The down payment you make will also impact your affordability. Let’s say you’re looking at a $40,000 vehicle but can only get approved for $35,000. In this scenario, a down payment of $5,000 will enable you to proceed with the purchase of the vehicle.

4. You repay the loan over a set term

The duration of your car loan has a significant impact on both your monthly payment and the total interest you’ll end up paying. A shorter loan term leads to higher monthly payments, but it also means less interest accrues over time. Typically, car loans range from 24 to 84 months.

For instance, let’s consider a $20,000 loan with a five-year term and a 6.00 percent annual percentage rate. In this scenario, the total interest paid would amount to just under $3,200. However, if we maintain the same loan amount and rate but opt for a three-year term, the total interest paid would be significantly reduced to just $1,904.

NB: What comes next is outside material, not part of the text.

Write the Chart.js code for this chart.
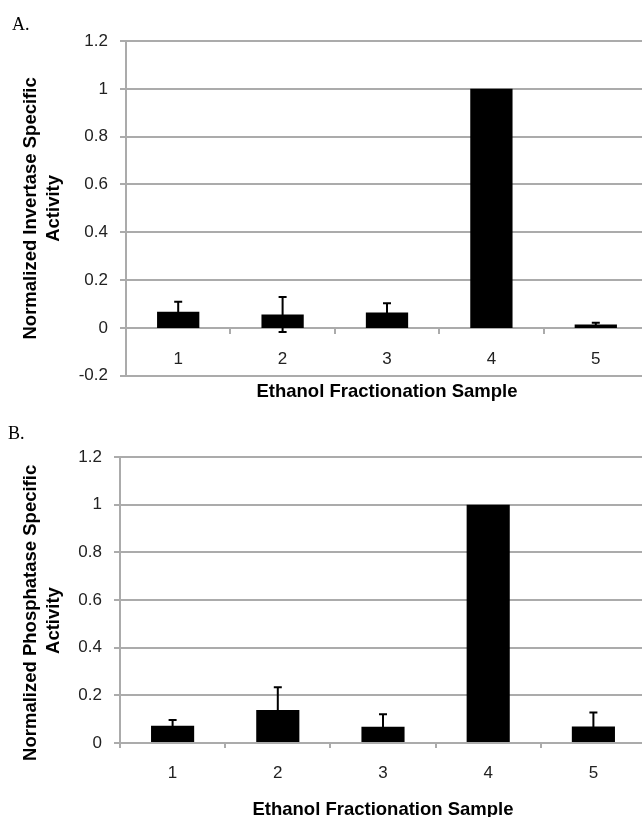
<!DOCTYPE html>
<html>
<head>
<meta charset="utf-8">
<script src="https://cdn.jsdelivr.net/npm/chart.js@4.4.1/dist/chart.umd.min.js"></script>
<style>
  html, body { margin: 0; padding: 0; background: #fff; overflow: hidden; width: 642px; height: 817px; }
  canvas { position: absolute; left: 0; }
  .tag { position: absolute; font: 18px 'Liberation Serif', 'Times New Roman', serif; line-height: 18px; color: #000; }
</style>
</head>
<body>
<canvas id="chartA" width="660" height="405" style="top:0"></canvas>
<canvas id="chartB" width="660" height="420" style="top:405px"></canvas>
<div class="tag" style="left:12px; top:15px;">A.</div>
<div class="tag" style="left:8px; top:424px;">B.</div>
<script>
const samples = ["1", "2", "3", "4", "5"];
const invertase = [0.068, 0.056, 0.065, 1.0, 0.015];
const invertaseErr = [0.042, 0.073, 0.038, 0, 0.007];
const phosphatase = [0.072, 0.138, 0.068, 1.0, 0.069];
const phosphataseErr = [0.024, 0.096, 0.053, 0, 0.059];

const gridGray = "#ababab";
Chart.defaults.font.family = "'Liberation Sans', Arial, sans-serif";
Chart.defaults.color = "#222";

// error bars are drawn from each bar's value +/- error through the y scale
const errorBars = {
  id: "errorBars",
  afterDatasetsDraw(chart) {
    const ctx = chart.ctx;
    const y = chart.scales.y;
    const ds = chart.data.datasets[0];
    const meta = chart.getDatasetMeta(0);
    ctx.save();
    ctx.strokeStyle = "#000";
    ctx.lineWidth = 2;
    meta.data.forEach((bar, i) => {
      const e = ds.errors[i];
      if (!e) return;
      const yt = y.getPixelForValue(ds.data[i] + e);
      const yb = y.getPixelForValue(ds.data[i] - e);
      ctx.beginPath();
      ctx.moveTo(bar.x, yb); ctx.lineTo(bar.x, yt);
      ctx.moveTo(bar.x - 4, yt); ctx.lineTo(bar.x + 4, yt);
      ctx.moveTo(bar.x - 4, yb); ctx.lineTo(bar.x + 4, yb);
      ctx.stroke();
    });
    ctx.restore();
  }
};

function yScale(min, title, width) {
  return {
    min: min,
    max: 1.2,
    ticks: {
      stepSize: 0.2,
      padding: 12,
      font: { size: 17 },
      color: "#222",
      callback: v => String(Math.round(v * 10) / 10)
    },
    grid: { color: gridGray, lineWidth: 2, tickLength: 6 },
    border: { color: gridGray, width: 2 },
    title: {
      display: true,
      text: title,
      color: "#000",
      font: { size: 18.5, weight: "bold", lineHeight: "23px" },
      padding: { top: 19.5, bottom: 0 }
    },
    afterFit: s => { s.width = width; }
  };
}

function xTitle(pad) {
  return {
    display: true,
    text: "Ethanol Fractionation Sample",
    position: "bottom",
    fullSize: false,
    color: "#000",
    font: { size: 18.5, weight: "bold" },
    padding: pad
  };
}

const chartA = new Chart(document.getElementById("chartA").getContext("2d"), {
  type: "bar",
  data: {
    labels: samples,
    datasets: [{
      data: invertase,
      errors: invertaseErr,
      backgroundColor: "#000",
      barPercentage: 0.405,
      categoryPercentage: 1.0
    }]
  },
  options: {
    responsive: false,
    animation: false,
    devicePixelRatio: 1,
    layout: { padding: { top: 41, left: 0, right: 12, bottom: 0 } },
    plugins: {
      legend: { display: false },
      tooltip: { enabled: false },
      title: xTitle({ top: 5, bottom: 2 })
    },
    scales: {
      x: {
        position: { y: 0 },
        grid: { drawOnChartArea: false, drawTicks: true, tickLength: 5, color: gridGray, lineWidth: 2, offset: true },
        border: { color: gridGray, width: 2 },
        ticks: { padding: 16, font: { size: 17 }, color: "#222" },
        afterFit: s => { s.height = 0; }
      },
      y: yScale(-0.2, ["Normalized Invertase Specific", "Activity"], 126)
    }
  },
  plugins: [errorBars]
});

const chartB = new Chart(document.getElementById("chartB").getContext("2d"), {
  type: "bar",
  data: {
    labels: samples,
    datasets: [{
      data: phosphatase,
      errors: phosphataseErr,
      backgroundColor: "#000",
      barPercentage: 0.41,
      categoryPercentage: 1.0
    }]
  },
  options: {
    responsive: false,
    animation: false,
    devicePixelRatio: 1,
    layout: { padding: { top: 52, left: 0, right: 14, bottom: 0 } },
    plugins: {
      legend: { display: false },
      tooltip: { enabled: false },
      title: xTitle({ top: 0.5, bottom: 3.9 })
    },
    scales: {
      x: {
        position: "bottom",
        grid: { drawOnChartArea: false, drawTicks: true, tickLength: 5, color: gridGray, lineWidth: 2, offset: true },
        border: { color: gridGray, width: 2 },
        ticks: { padding: 15, font: { size: 17 }, color: "#222" }
      },
      y: yScale(0, ["Normalized Phosphatase Specific     ", "Activity        "], 120)
    }
  },
  plugins: [errorBars]
});
</script>
</body>
</html>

Once you have made payments on your loan for a while, you can refinance it. Refinancing can offer the opportunity to extend or shorten your loan term and potentially secure a better interest rate. Whether you choose to refinance with your current lender or explore options with a new one, take the time to shop around and find terms that align with your specific needs.

5. At the loan’s end, you own the car

The repayment process is simple. You’ll make consistent monthly payments until you’ve completely paid off your car loan. Once the loan is fully settled, you will be issued the vehicle’s title.

Direct vs. dealership financing

When it comes to financing a car, there are two primary options available. The first is direct financing, which involves obtaining a loan directly from a bank, credit union, or online lender without involving a dealership. This approach offers the convenience of dealing directly with the financial institution.

On the other hand, dealer financing entails the collaboration between a dealership and a lender to provide financing to customers. In this scenario, the dealership submits your information to various partner lenders and offers you financing based on the responses received.

While dealer financing may be convenient, it generally comes at a higher cost compared to direct financing. The interest rate for the loan often includes a markup, serving as a commission for the dealership.

To make an informed decision, it’s important to weigh the benefits and drawbacks of each financing option before proceeding.

Next steps

Gaining a comprehensive understanding of the mechanics behind auto loans and the various loan options available will empower you to make an informed decision when the time comes to purchase a car. By planning ahead, you may even uncover opportunities to save a significant amount of money.